Sunday, April 25, 2010

Broken Me

My search begins again. I thought I was already there. I thought I had already gotten beyond all of this, but here it is once more reminding me of all the pain of yesterday. I thought I had forgiven everything there was to forgive, but something still eats away inside of me. So as I have so many times before I call out to You God, asking for You to show me just what it is that keeps me where I am, unable to move past the hurt. This time though it seems a little different. Lord, You seem to be taking me deeper than I ever wanted to go, far beyond the painful goodbye to the years of excruciating silence, to the days of so much disappointment, and lives in disrepair.

I didn’t want to be here. I didn’t want to search this far, this deep. I just wanted the memories to be wiped away, erased. I wanted my wounds to be healed and my stains to be washed clean. But somehow I’ve never let go myself. Maybe I made myself to blame or maybe I was embittered even at such a tender age. I’m not sure it really matters now, because every wound seems to have been opened again and every mark is clear to see, at least to me. Oh God, now that it’s all so fresh I pray You would somehow work the miracle of grace anew, in me. Show me how constant, and how present you were, standing by me in every scene, holding me every time I fell.

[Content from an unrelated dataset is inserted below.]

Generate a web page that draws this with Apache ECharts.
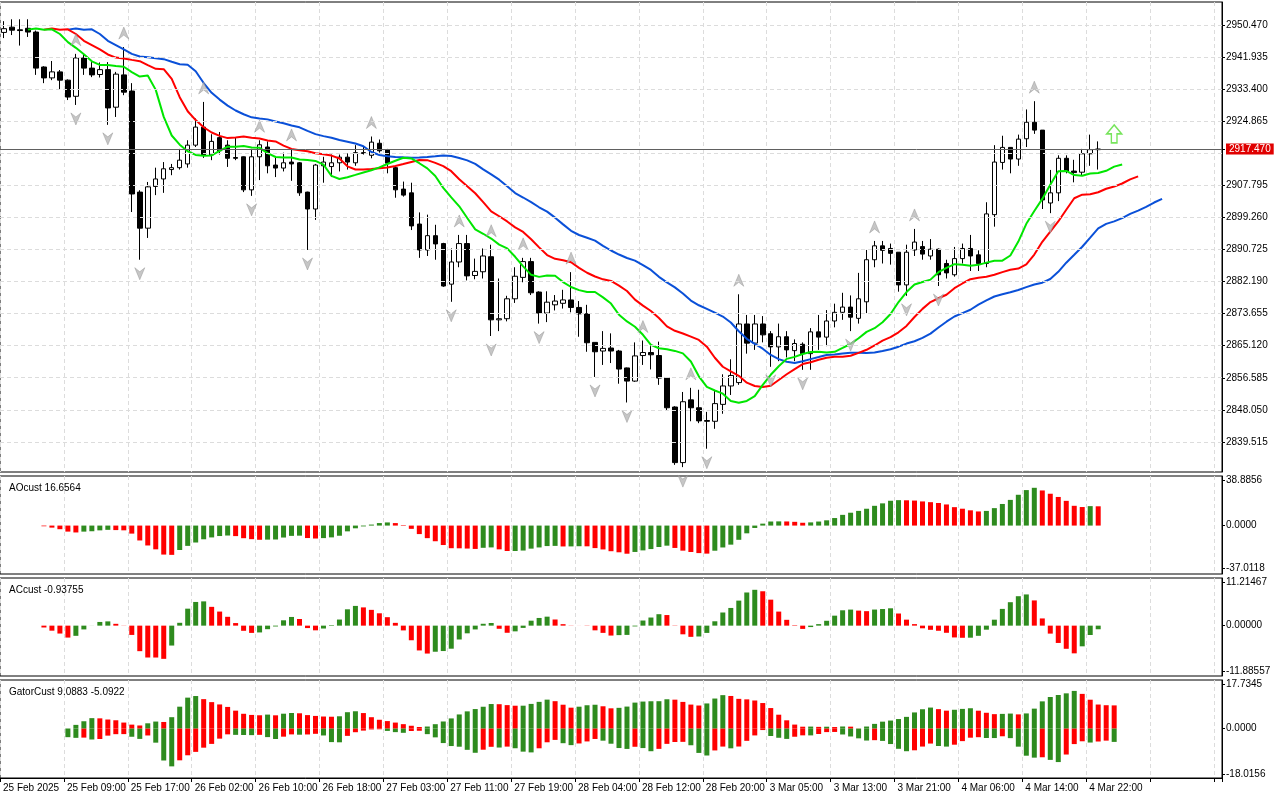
<!DOCTYPE html>
<html><head><meta charset="utf-8">
<script src="https://cdn.jsdelivr.net/npm/echarts@6/dist/echarts.min.js"></script>
<style>html,body{margin:0;padding:0;background:#fff}#c{width:1280px;height:800px}</style>
</head><body><div id="c"></div>
<script>
const DAYS = ['25 Feb','26 Feb','27 Feb','28 Feb','3 Mar','4 Mar'];
const HOURS = [1,2,3,4,5,6,7,8,9,10,11,12,13,14,15,16,17,18,19,20,21,22,23];
const FUTURE_SLOTS = 15;
const openP = [2948.5,2949.9,2949.2,2949.6,2948.6,2939.3,2936.4,2938,2935.8,2931.5,2941.7,2939,2937.3,2938.6,2928.6,2937.2,2932.9,2906,2896.4,2907.5,2909.5,2912,2912.5,2913.5,2918.5,2923.3,2915.9,2920.5,2918.5,2915.2,2915.4,2906.6,2915.4,2918,2913.2,2912.4,2914,2913.8,2906,2901.5,2913,2912.8,2913.8,2915.3,2913.8,2916.5,2915.8,2919,2917.2,2912.5,2906.8,2905.8,2897.5,2890.6,2894.4,2892.3,2881.5,2887.4,2892.3,2883.8,2884.8,2888.8,2872,2872.3,2877.6,2883.3,2887.5,2879.4,2873.8,2876,2876.4,2877.3,2875.3,2873.6,2866,2863.7,2864.5,2863.7,2859.2,2855.7,2862.5,2863.3,2862.5,2856.5,2848.8,2834,2850.7,2848.6,2845.2,2845,2849.5,2854.4,2855.3,2870.9,2865.8,2870.9,2868.3,2864.8,2867.5,2863.8,2865.5,2863,2868.8,2867.4,2871.7,2874,2875.4,2872.4,2876.8,2888,2891.7,2891,2890,2881.3,2890.6,2891.5,2889,2890.8,2887,2884,2888.3,2891,2889.3,2887,2900,2913.9,2917.9,2914.8,2920.2,2924.6,2922.5,2903.1,2905.8,2915,2911.6,2911.3,2916.2,2917.3];
const closeP = [2949.5,2949.1,2949.0,2948.6,2939.0,2936.4,2938.0,2935.8,2931.3,2941.7,2939,2937.2,2938.6,2928.4,2937.4,2932.6,2905.5,2896.4,2907.4,2909.5,2912.2,2912.5,2914.5,2918.5,2923.3,2915.9,2919.5,2917,2915,2915,2906.6,2915.4,2918.6,2913,2912.4,2913.8,2913.5,2905.8,2901.5,2913.2,2914,2913.8,2915.3,2914,2916.5,2916.3,2919.3,2917,2913.7,2906.6,2905.2,2897,2890.6,2894.4,2892.2,2881,2887.4,2892.3,2883.7,2884.9,2889,2872,2872.3,2877.6,2883.6,2887.5,2879.2,2873.8,2876.7,2877,2877.3,2875.3,2873.6,2865.9,2863.5,2864.4,2863.7,2858.9,2855.7,2862.4,2863.3,2862.7,2856.5,2848.6,2834,2850.2,2848.6,2845.1,2845.0,2849.7,2854.4,2857.2,2870.9,2865.8,2870.9,2868,2864.8,2867.5,2864,2865.7,2863,2868.8,2867.4,2871.7,2874,2875.4,2872.7,2877.6,2888,2891.7,2890.5,2889.7,2881.3,2890,2892.7,2889.5,2890.8,2884,2884.5,2888.3,2891,2889,2887,2900.2,2914,2917.9,2914.8,2920.1,2924.6,2922.5,2903.9,2905.8,2915,2911.6,2911.2,2916.2,2917.3,2917.47];
const lowP = [2947,2947.8,2945,2947.3,2937.2,2935,2935.8,2933.2,2930.5,2929.2,2937.2,2936.6,2936.5,2923.9,2926,2931.8,2900.7,2888,2893.8,2905.2,2905.8,2910.5,2912,2912.5,2918,2915.1,2914.5,2916,2912.7,2914.5,2906,2905,2909.2,2911,2910,2911.5,2909,2905,2890.6,2898.6,2908.5,2910,2911.5,2912,2913,2916,2915,2916.5,2911,2904.5,2904.8,2895.9,2888.5,2889,2888,2880.8,2876.8,2886,2882.5,2882.8,2883,2867.7,2869,2871.6,2876.5,2882,2878.6,2871,2871.4,2874.5,2875,2874,2867.5,2863.5,2856.8,2860,2860.5,2855,2850,2855.5,2860,2858.8,2854.7,2848,2833.4,2832.8,2845,2844.5,2837.7,2843,2847,2852,2854.7,2863,2864,2866,2859.5,2861,2862,2861,2858.7,2858.7,2864,2865,2870,2872,2869,2871,2873.8,2886,2887,2886.7,2879.5,2878.4,2889,2888,2888,2881,2883,2883.5,2887,2885,2885,2886,2896.8,2912,2911,2913,2918,2921.5,2901.5,2900.4,2903.6,2911,2908.6,2910.5,2913,2912];
const highP = [2951.5,2952,2952,2952,2949,2939.5,2940.9,2938.5,2936,2942.8,2942.5,2940.6,2940.5,2940.6,2938,2944.6,2935,2906.5,2908.7,2912.5,2914,2913.5,2917.5,2919.8,2925.6,2930,2921.4,2922,2919.8,2920.5,2915.5,2917.5,2919.8,2919.5,2915.4,2916.5,2917.5,2914,2906.1,2913.5,2915.4,2916,2916,2916.3,2918.5,2918,2920.8,2920,2917.5,2912.7,2908.8,2908.5,2900.6,2900,2897.3,2892.5,2891,2894.6,2894.6,2888.3,2891,2892,2883,2878.4,2886,2888.5,2888.5,2879.6,2879.6,2878.6,2880,2884.7,2877,2876,2866,2869,2868.4,2864,2859.3,2866,2866.5,2865,2866.2,2856.5,2849,2852.8,2853.9,2853.4,2847.5,2853.3,2857.5,2861.5,2878.8,2873.3,2873.3,2873,2869,2871,2869,2866.8,2866,2869.8,2873.3,2874.6,2876.3,2879.2,2878.5,2884.5,2890.6,2893,2893,2892.3,2890,2892,2896.2,2893,2893.5,2891,2888,2891.4,2892.3,2894.6,2890.5,2903.3,2918.5,2921,2918,2921.3,2928,2930.2,2922.5,2911.9,2915.8,2915.8,2914.6,2917.5,2921.3,2919.5];
const PRICE_TICKS = [2950.470,2941.935,2933.400,2924.865,2916.330,2907.795,2899.260,2890.725,2882.190,2873.655,2865.120,2856.585,2848.050,2839.515];
const CURRENT = 2917.470;
const AO_TICKS = [-37.0118, 0, 38.8856];
const AC_TICKS = [-11.88557, 0, 11.21467];
const GATOR_TICKS = [-18.0156, 0, 17.7345];
const SIGNAL = {index: 139, value: 2921.5};

const cats = [];
DAYS.forEach(d => HOURS.forEach(h => cats.push(d + ' ' + String(h).padStart(2,'0') + ':00')));
cats[0] = '25 Feb 2025';
for (let i = 0; i < FUTURE_SLOTS; i++) cats.push('');
const N = openP.length, M = cats.length;

const med = highP.map((h,i) => (h + lowP[i]) / 2);
function smma(src, n){const o=[];let s=0;for(let i=0;i<src.length;i++){if(i<n){s+=src[i];o.push(s/(i+1));}else o.push((o[i-1]*(n-1)+src[i])/n);}return o;}
function sma(src, n){return src.map((_,i)=>{const a=src.slice(Math.max(0,i-n+1),i+1);return a.reduce((x,y)=>x+y,0)/a.length;});}
function shift(arr, k){const o=new Array(M).fill(null);arr.forEach((v,i)=>{if(i+k<M)o[i+k]=v;});return o;}
const jaw = shift(smma(med,13),8), teeth = shift(smma(med,8),5), lips = shift(smma(med,5),3);
const s5 = sma(med,5), s34 = sma(med,34);
const ao = med.map((_,i)=>s5[i]-s34[i]);
const aoS = sma(ao,5);
const ac = ao.map((v,i)=>v-aoS[i]);
const GREEN='#2e8b1e', RED='#ff0000';
function colored(arr){return arr.map((v,i)=>({value:v,itemStyle:{color:(i>0&&v>arr[i-1])?GREEN:RED}}));}
const gUp=[], gDn=[]; let pu=null, pd=null;
for(let j=0;j<M;j++){
  if(jaw[j]!=null&&teeth[j]!=null&&lips[j]!=null&&j<N+2){
    const u=Math.abs(jaw[j]-teeth[j]), d=Math.abs(teeth[j]-lips[j]);
    gUp.push({value:u,itemStyle:{color:(pu==null||u>=pu)?GREEN:RED}});
    gDn.push({value:-d,itemStyle:{color:(pd==null||d>=pd)?GREEN:RED}});
    pu=u; pd=d;
  } else {gUp.push(null); gDn.push(null);}
}
const fUp=[], fDn=[];
for(let i=2;i<N-2;i++){
  if(highP[i]>highP[i-1]&&highP[i]>highP[i-2]&&highP[i]>=highP[i+1]&&highP[i]>=highP[i+2]) fUp.push([i,highP[i]]);
  if(lowP[i]<lowP[i-1]&&lowP[i]<lowP[i-2]&&lowP[i]<=lowP[i+1]&&lowP[i]<=lowP[i+2]) fDn.push([i,lowP[i]]);
}
const candles = openP.map((o,i)=>[o,closeP[i],lowP[i],highP[i]]);

const FONT = 'Liberation Sans';
const GRIDS = [{top:2,height:470},{top:476,height:98},{top:578,height:98},{top:680,height:98}];
const grid = GRIDS.map(g=>({left:0,width:1222,top:g.top,height:g.height,show:true,borderColor:'#000',borderWidth:1,backgroundColor:'#fff'}));
const xAxis = GRIDS.map((g,k)=>({type:'category',gridIndex:k,data:cats,boundaryGap:true,
  axisLine:{show:k===3,onZero:false,lineStyle:{color:'#000'}},
  axisTick:{show:k===3,interval:7,length:4,lineStyle:{color:'#000'}},
  axisLabel:{show:k===3,interval:7,align:'left',margin:5,fontFamily:FONT,fontSize:10,color:'#000',padding:[0,0,0,-1]},
  splitLine:{show:true,interval:7,lineStyle:{color:'#dcdcdc',type:[4,3]}}}));
function yax(k,min,max,ticks,fmt,extra){return Object.assign({type:'value',gridIndex:k,position:'right',min:min,max:max,scale:true,
  axisLine:{show:true,lineStyle:{color:'#000'}},
  axisTick:{show:true,length:3,customValues:ticks,lineStyle:{color:'#000'}},
  axisLabel:{customValues:ticks,fontFamily:FONT,fontSize:10,color:'#000',margin:4,formatter:fmt},
  splitLine:{show:false}},extra||{});}
const mainTicks = PRICE_TICKS.filter(v=>v!==2916.330).concat([CURRENT]);
const yAxis = [
  yax(0,2831.5,2956.6,mainTicks,null,
    {axisLabel:{customValues:mainTicks,fontFamily:FONT,fontSize:10,color:'#000',margin:4,
      formatter:v=>Math.abs(v-CURRENT)<1e-6?'{cur|'+v.toFixed(3)+'}':v.toFixed(3),
      rich:{cur:{backgroundColor:'#e00000',color:'#fff',fontFamily:FONT,fontSize:10,padding:[1,3,0,3]}}}}),
  yax(1,-42,43,AO_TICKS,v=>v.toFixed(4)),
  yax(2,-13,12.3,AC_TICKS,v=>v.toFixed(5)),
  yax(3,-19.7,19.4,GATOR_TICKS,v=>v.toFixed(4))
];
const ARROW_UP='path://M5,0 L10,12 L5,8 L0,12 Z';
const ARROW_DN='path://M5,12 L10,0 L5,4 L0,0 Z';
const line=(d,c)=>({type:'line',data:d,xAxisIndex:0,yAxisIndex:0,symbol:'none',lineStyle:{color:c,width:2},connectNulls:false,z:3});
const option = {
  animation:false, backgroundColor:'#fff', grid, xAxis, yAxis,
  title:[
    {text:'AOcust 16.6564',left:4,top:478,textStyle:{fontFamily:FONT,fontSize:10,fontWeight:'normal',color:'#000'}},
    {text:'ACcust -0.93755',left:4,top:580,textStyle:{fontFamily:FONT,fontSize:10,fontWeight:'normal',color:'#000'}},
    {text:'GatorCust 9.0883 -5.0922',left:4,top:682,textStyle:{fontFamily:FONT,fontSize:10,fontWeight:'normal',color:'#000'}}
  ],
  series:[
    {type:'candlestick',data:candles,xAxisIndex:0,yAxisIndex:0,barWidth:5,
      itemStyle:{color:'#fff',color0:'#000',borderColor:'#000',borderColor0:'#000',borderWidth:1},
      markLine:{silent:true,symbol:'none',label:{show:false},animation:false,
        data:PRICE_TICKS.map(v=>({yAxis:v,lineStyle:{color:'#dcdcdc',type:[4,3],width:1}})).concat([{yAxis:CURRENT,lineStyle:{color:'#606060',type:'solid',width:1}}])}},
    line(jaw,'#0a50d8'), line(teeth,'#ff0000'), line(lips,'#00e600'),
    {type:'scatter',data:fUp,xAxisIndex:0,yAxisIndex:0,symbol:ARROW_UP,symbolSize:[10,12],symbolOffset:[0,-14],
      itemStyle:{color:'#b8b8b8',borderColor:'#888',borderWidth:0.5},z:4},
    {type:'scatter',data:fDn,xAxisIndex:0,yAxisIndex:0,symbol:ARROW_DN,symbolSize:[10,12],symbolOffset:[0,14],
      itemStyle:{color:'#b8b8b8',borderColor:'#888',borderWidth:0.5},z:4},
    {type:'scatter',data:[[SIGNAL.index,SIGNAL.value]],xAxisIndex:0,yAxisIndex:0,symbol:'path://M8,0 L16,9 L11,9 L11,18 L5,18 L5,9 L0,9 Z',
      symbolSize:[15,18],itemStyle:{color:'#fff',borderColor:'#55dd33',borderWidth:1.5},z:5},
    {type:'bar',data:colored(ao),xAxisIndex:1,yAxisIndex:1,barWidth:5},
    {type:'bar',data:colored(ac),xAxisIndex:2,yAxisIndex:2,barWidth:5},
    {type:'bar',data:gUp,xAxisIndex:3,yAxisIndex:3,barWidth:5,barGap:'-100%'},
    {type:'bar',data:gDn,xAxisIndex:3,yAxisIndex:3,barWidth:5,barGap:'-100%'}
  ]
};
echarts.init(document.getElementById('c')).setOption(option);
</script></body></html>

Perhaps then I will finally stop looking, and I will finally embrace You completely as the Father You have always been.

2 comments:

cheryl said...

wow Tim, I value and agree with your words of repentance and the frustration of wanting to be cleansed once and for all. Yesterday's devotions in Matthew 9 spoke to me...vs 2 "take courage son, your sins are forgiven" vs 22 "Daughter, take courage, your faith has made you well" Okay, I thought I'd accidently erased this but here it just popped up! I love you and always pray for each of my kids :) God is at work in you it's easy to see...as I've always tell Mark...as God does His work in you, don't make me and the kids be the burnt offerings. God's healing isn't always instantaneous, but just as much of a miracle. I'm praying for you

JodeMode said...

Tim,
I know you posted this in April. But, Something I have learned about the past considering all of my hurt and pain in the past, is that no matter how much it once hurt... No matter how much I think about it. No matter how much I forgive... I realise that it was an event and an experience that has helped me learn wisdom, patience, and faith.

The past is what makes us who we are today. Also, to be better in the future we need to embrace our past in a learning standpoint and be more like God wants us to be through His word. This you do so much...

So, with that said... "No worries mate!".